Entries with chart source code
------------------------------------------------

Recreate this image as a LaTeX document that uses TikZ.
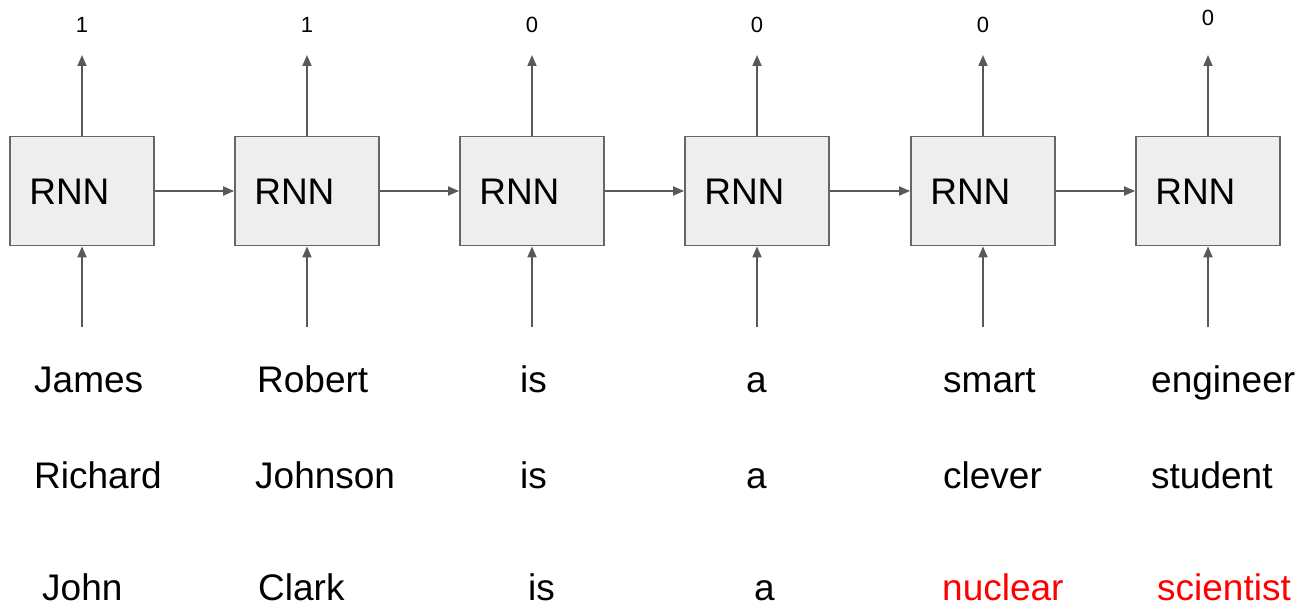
\documentclass[tikz,border=0pt]{standalone}
\usepackage{fontspec}
\setmainfont{Liberation Sans}
\usetikzlibrary{arrows.meta}
\definecolor{boxfill}{HTML}{EEEEEE}
\definecolor{boxline}{HTML}{666666}
\definecolor{arrowgray}{HTML}{595959}
\definecolor{hl}{HTML}{FF0000}
\begin{document}
\begin{tikzpicture}[x=1pt,y=-1pt,
  rnn/.style={draw=boxline, fill=boxfill, line width=1.8pt, minimum width=144pt, minimum height=109pt, inner sep=0pt},
  rnnlabel/.style={anchor=base west, font=\fontsize{37}{40}\selectfont, inner sep=0pt},
  word/.style={anchor=base west, font=\fontsize{37}{40}\selectfont, inner sep=0pt},
  outlabel/.style={font=\fontsize{22}{24}\selectfont, inner sep=0pt},
  flow/.style={draw=arrowgray, line width=1.8pt, -{Triangle[length=11pt,width=9pt]}}
]
\useasboundingbox (0,0) rectangle (1299,604);

% recurrent cells
\foreach \i/\x in {1/82, 2/307, 3/532, 4/757, 5/983, 6/1208} {
  \node[rnn] (r\i) at (\x,191) {};
  \node[rnnlabel] (t\i) at ([xshift=20pt]r\i.west |- 0,205) {RNN};
  \coordinate (in\i) at (\x,327);
}

% output labels and arrows
\foreach \i/\v/\y in {1/1/25, 2/1/25, 3/0/25, 4/0/25, 5/0/25, 6/0/18} {
  \node[outlabel] (o\i) at (r\i.north |- 0,\y) {\v};
  \coordinate (top\i) at (r\i.north |- 0,55);
  \draw[flow] (r\i.north) -- (top\i);
  \draw[flow] (in\i) -- (r\i.south);
}

% hidden-state connections
\foreach \i/\j in {1/2, 2/3, 3/4, 4/5, 5/6}
  \draw[flow] (r\i.east) -- (r\j.west);

% input sentences
\node[word] (w11) at (34,392) {James};
\node[word] (w12) at (257,392) {Robert};
\node[word] (w13) at (520,392) {is};
\node[word] (w14) at (746,392) {a};
\node[word] (w15) at (943,392) {smart};
\node[word] (w16) at (1151,392) {engineer};

\node[word] (w21) at (34,488) {Richard};
\node[word] (w22) at (255,488) {Johnson};
\node[word] (w23) at (520,488) {is};
\node[word] (w24) at (746,488) {a};
\node[word] (w25) at (943,488) {clever};
\node[word] (w26) at (1151,488) {student};

\node[word] (w31) at (42,600) {John};
\node[word] (w32) at (258,600) {Clark};
\node[word] (w33) at (528,600) {is};
\node[word] (w34) at (754,600) {a};
\node[word, text=hl] (w35) at (942,600) {nuclear};
\node[word, text=hl] (w36) at (1157,600) {scientist};
\end{tikzpicture}
\end{document}
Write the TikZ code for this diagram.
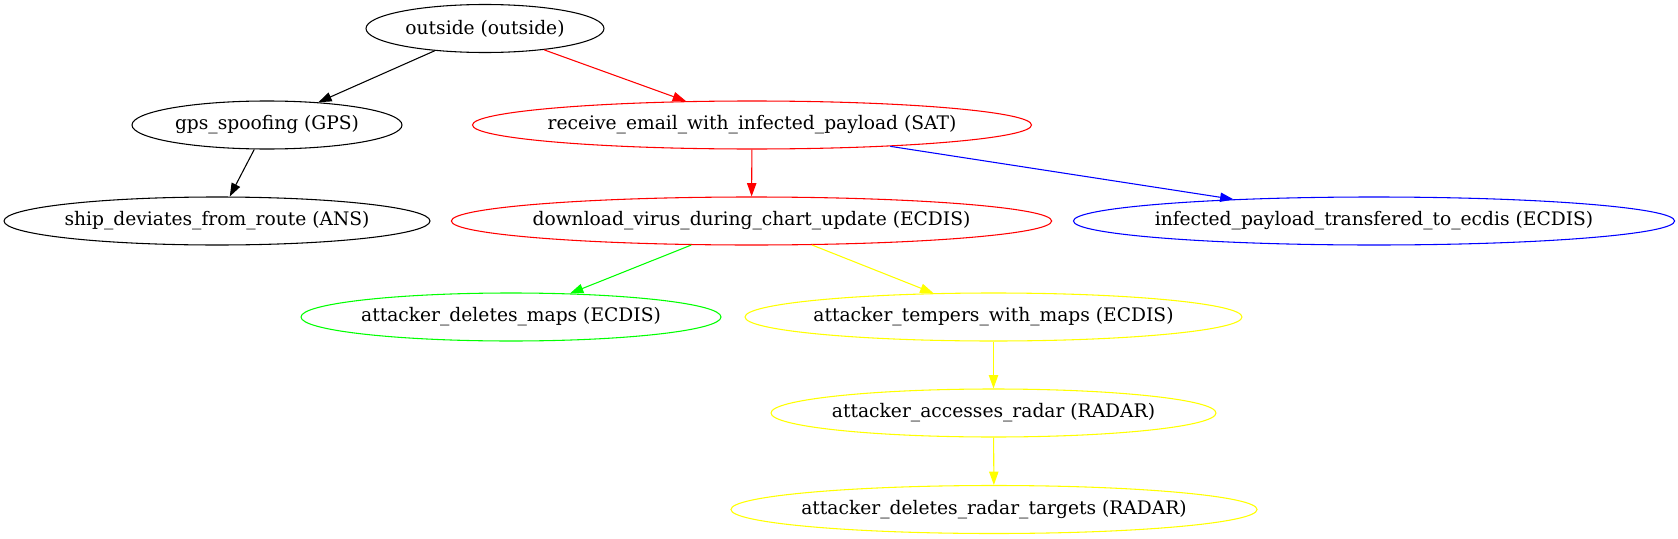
\documentclass[tikz,border=0pt]{standalone}
\usepackage{fontspec}
\setmainfont{DejaVu Serif}
\usetikzlibrary{arrows.meta,shapes.geometric}
\definecolor{gvgreen}{RGB}{0,255,0}
\definecolor{gvyellow}{RGB}{255,255,0}
\begin{document}
\begin{tikzpicture}[x=0.75pt,y=-0.75pt,line width=0.8pt,>={Triangle[length=10pt,width=7pt]},
	act/.style={ellipse, draw, inner xsep=-5pt, inner ysep=0pt, minimum height=36pt, font=\fontsize{14pt}{17pt}\selectfont}]
	\useasboundingbox (0,0) rectangle (1678,539);
	\node (outside)  at ( 485,   28.5)	[act, minimum width=178.5pt]	{outside (outside)};
	\node (gps)      at ( 267,  125)	[act, minimum width=202.5pt]	{gps\_spoofing (GPS)};
	\node (email)    at ( 752,  125)	[act, draw=red, minimum width=418.5pt]	{receive\_email\_with\_infected\_payload (SAT)};
	\node (ship)     at ( 217,  221)	[act, minimum width=319.5pt]	{ship\_deviates\_from\_route (ANS)};
	\node (download) at ( 751.5, 221)	[act, draw=red, minimum width=447.75pt]	{download\_virus\_during\_chart\_update (ECDIS)};
	\node (infected) at (1374,  221)	[act, draw=blue, minimum width=448.5pt]	{infected\_payload\_transfered\_to\_ecdis (ECDIS)};
	\node (delmaps)  at ( 511,  317)	[act, draw=gvgreen, minimum width=315pt]	{attacker\_deletes\_maps (ECDIS)};
	\node (tempers)  at ( 993.5, 317)	[act, draw=gvyellow, minimum width=372.75pt]	{attacker\_tempers\_with\_maps (ECDIS)};
	\node (radar)    at ( 993.5, 413)	[act, draw=gvyellow, minimum width=333.75pt]	{attacker\_accesses\_radar (RADAR)};
	\node (targets)  at ( 994,  509.5)	[act, draw=gvyellow, minimum width=393pt]	{attacker\_deletes\_radar\_targets (RADAR)};
	\draw[->] (outside) -- (gps);
	\draw[->, red] (outside) -- (email);
	\draw[->] (gps) -- (ship);
	\draw[->, red] (email) -- (download);
	\draw[->, blue] (email) -- (infected);
	\draw[->, gvgreen] (download) -- (delmaps);
	\draw[->, gvyellow] (download) -- (tempers);
	\draw[->, gvyellow] (tempers) -- (radar);
	\draw[->, gvyellow] (radar) -- (targets);
\end{tikzpicture}
\end{document}
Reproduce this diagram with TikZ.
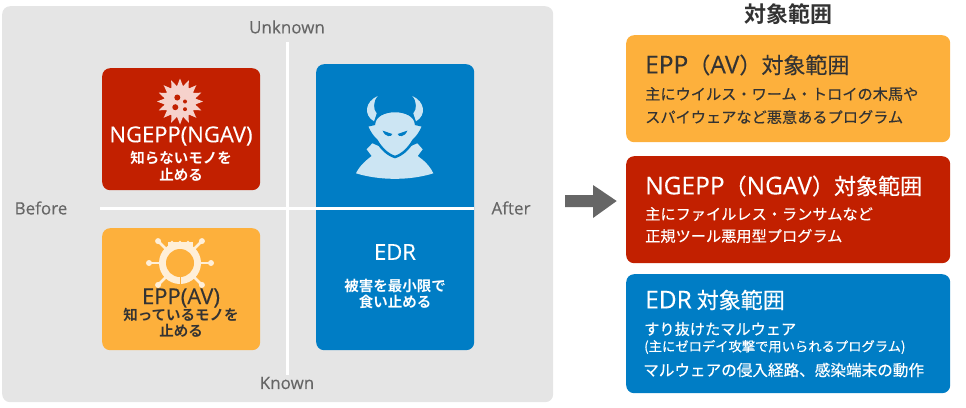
\documentclass[tikz,border=0pt]{standalone}
\usepackage{fontspec}
\setmainfont{Noto Sans CJK JP}[FakeBold=0.35]
\newfontfamily\heavyjp{Noto Sans CJK JP Bold}
\newfontfamily\latinf{Open Sans}[FakeBold=0.2]
\definecolor{panelgray}{RGB}{229, 229, 229}
\definecolor{labelgray}{RGB}{102, 102, 102}
\definecolor{inkdark}{RGB}{51, 51, 51}
\definecolor{ngeppred}{RGB}{194, 32, 0}
\definecolor{eppamber}{RGB}{253, 176, 60}
\definecolor{edrblue}{RGB}{0, 125, 197}
\definecolor{virustint}{RGB}{246, 210, 204}
\definecolor{geartint}{RGB}{255, 239, 216}
\definecolor{devilint}{RGB}{204, 229, 243}
\providecommand{\fsz}[1]{\fontsize{#1}{#1}\selectfont}
\providecommand{\lathead}[1]{{\fsz{24.5}\latinf #1}}

\begin{document}
\begin{tikzpicture}[
      x=1pt, y=-1pt,
      card/.style={rounded corners=8pt, inner sep=0pt, anchor=north west},
      axislbl/.style={font=\fsz{17}\latinf, text=labelgray, anchor=center},
      axisline/.style={draw=white, line width=3pt},
      cardhead/.style={font=\fsz{22}, anchor=west, inner sep=0pt},
      cardline/.style={font=\fsz{15.2}, anchor=west, inner sep=0pt},
      quadhead/.style={font=\fsz{22}\latinf, anchor=center, inner sep=0pt},
      quadline/.style={font=\fsz{14.5}\heavyjp, anchor=center, inner sep=0pt},
    ]
    \useasboundingbox (0,0) rectangle (966,407);
    %% grey panel
    \node[card, fill=panelgray, minimum width=551pt, minimum height=396pt] (panel) at (2,6) {};
    %% quadrant boxes
    \node[card, fill=ngeppred, minimum width=158pt, minimum height=122pt] (ngepp) at (102,68) {};
    \node[card, fill=eppamber, minimum width=158pt, minimum height=122pt] (epp) at (102,228) {};
    \node[card, fill=edrblue, minimum width=158pt, minimum height=286pt] (edr) at (316,64) {};
    %% axes
    \coordinate (axtop) at (287,42);
    \coordinate (axbot) at (287,375);
    \coordinate (axlft) at (100,208);
    \coordinate (axrgt) at (474,208);
    \draw[axisline] (axtop) -- (axbot);
    \draw[axisline] (axlft) -- (axrgt);
    \node[axislbl] (unknown) at (287,27) {Unknown};
    \node[axislbl] (known) at (287,383) {Known};
    \node[axislbl] (before) at (41,208) {Before};
    \node[axislbl] (after) at (511,208) {After};
    %% virus icon
    \begin{scope}[shift={(180,101.5)}]
      \fill[virustint] (0,0) circle (16pt);
      \foreach \a in {0,22.5,...,337.5}{
        \fill[virustint] (\a-11.25:15.5pt) -- (\a:23pt) -- (\a+11.25:15.5pt) -- cycle;
      }
      \fill[ngeppred] (-2.7,-4) circle (3pt);
      \fill[ngeppred] (5,0) circle (2pt);
      \fill[ngeppred] (-4.7,5.7) circle (3pt);
      \fill[ngeppred] (5,7.7) circle (2pt);
    \end{scope}
    %% gear icon
    \begin{scope}[shift={(180,263)}]
      \foreach \a in {0,45,135,180,225,315}{
        \draw[geartint, line width=2.5pt] (\a:18pt) -- (\a:31pt);
        \fill[geartint] (\a:31pt) circle (3pt);
      }
      \fill[geartint] (-12.5,-21) rectangle (12.5,-15);
      \fill[geartint] (0,0) circle (21pt);
      \fill[eppamber] (0,0) circle (14pt);
      \foreach \a in {-8,0,8}{
        \fill[geartint] (\a,-21) circle (1.5pt);
      }
      \fill[eppamber] (-0.5,13) rectangle (0.5,23);
    \end{scope}
    %% devil icon, drawn on a 3x grid
    \begin{scope}[shift={(310,60)}, x=0.3333pt, y=-0.3333pt]
      \fill[devilint] (138,340) .. controls (150,315) and (170,300) .. (185,288) -- (170,268) -- (187,250)
        -- (255,280) -- (322,250) -- (338,268) -- (323,288)
        .. controls (340,300) and (358,315) .. (370,340)
        .. controls (300,362) and (210,362) .. (138,340) -- cycle;
      \draw[edrblue, line width=2.5pt, fill=devilint] (170,197) -- (192,192)
        .. controls (195,140) and (315,140) .. (318,192) -- (340,197)
        .. controls (330,222) and (320,232) .. (310,242)
        .. controls (295,268) and (275,285) .. (255,291)
        .. controls (235,285) and (215,268) .. (200,242)
        .. controls (190,232) and (180,222) .. (170,197) -- cycle;
      \fill[devilint] (203,108) .. controls (165,125) and (160,165) .. (192,184) -- (200,160)
        .. controls (190,150) and (188,125) .. cycle;
      \fill[devilint] (307,108) .. controls (345,125) and (350,165) .. (318,184) -- (310,160)
        .. controls (320,150) and (322,125) .. cycle;
      \fill[edrblue] (218,212) -- (247,222) .. controls (245,232) and (225,232) .. cycle;
      \fill[edrblue] (292,212) -- (263,222) .. controls (265,232) and (285,232) .. cycle;
    \end{scope}
    %% quadrant texts
    \node[quadhead, text=white] (ngepptitle) at (181,136) {NGEPP(NGAV)};
    \node[quadline, text=white] (ngeppa) at (181,158) {知らないモノを};
    \node[quadline, text=white] (ngeppb) at (181,175) {止める};
    \node[quadhead, text=inkdark] (epptitle) at (181,298) {EPP(AV)};
    \node[quadline, text=inkdark] (eppa) at (181,315) {知っているモノを};
    \node[quadline, text=inkdark] (eppb) at (181,331) {止める};
    \node[quadhead, text=white] (edrtitle) at (395,252) {EDR};
    \node[quadline, text=white] (edra) at (395,286) {被害を最小限で};
    \node[quadline, text=white] (edrb) at (395,302) {食い止める};
    %% arrow between panel and cards
    \fill[labelgray] (565,195) -- (593,195) -- (593,185) -- (616.7,201) -- (593,218) -- (593,207) -- (565,207) -- cycle;
    %% right side cards
    \node[font=\fsz{22}\heavyjp, text=inkdark, inner sep=0pt] (scope) at (788,14) {対象範囲};
    \node[card, fill=eppamber, minimum width=324pt, minimum height=107pt] (cardepp) at (626,35) {};
    \node[card, fill=ngeppred, minimum width=324pt, minimum height=107pt] (cardngepp) at (626,156) {};
    \node[card, fill=edrblue, minimum width=324pt, minimum height=119pt] (cardedr) at (626,274) {};
    \node[cardhead, text=inkdark] (cepptitle) at (645,65) {\lathead{EPP}（\lathead{AV}）対象範囲};
    \node[cardline, text=inkdark] (ceppa) at (645,94) {主にウイルス・ワーム・トロイの木馬や};
    \node[cardline, text=inkdark] (ceppb) at (645,117) {スパイウェアなど悪意あるプログラム};
    \node[cardhead, text=white] (cngepptitle) at (645,186) {\lathead{NGEPP}（\lathead{NGAV}）対象範囲};
    \node[cardline, text=white] (cngeppa) at (645,214) {主にファイルレス・ランサムなど};
    \node[cardline, text=white] (cngeppb) at (645,236) {正規ツール悪用型プログラム};
    \node[cardhead, text=white] (cedrtitle) at (645,300) {\lathead{EDR} 対象範囲};
    \node[cardline, text=white] (cedra) at (644,329) {すり抜けたマルウェア};
    \node[cardline, font=\fsz{13.3}, text=white] (cedrb) at (644,347) {(主にゼロデイ攻撃で用いられるプログラム)};
    \node[cardline, font=\fsz{15.6}, text=white] (cedrc) at (643,370) {マルウェアの侵入経路、感染端末の動作};
    \end{tikzpicture}
\end{document}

------------------------------------------------

_DIRECTIVE_
Each line holding "this" must be found and copied.

_TASK RESPONSE_
Recreate this image as a LaTeX document that uses TikZ.
Write the TikZ code for this diagram.
Reproduce this diagram with TikZ.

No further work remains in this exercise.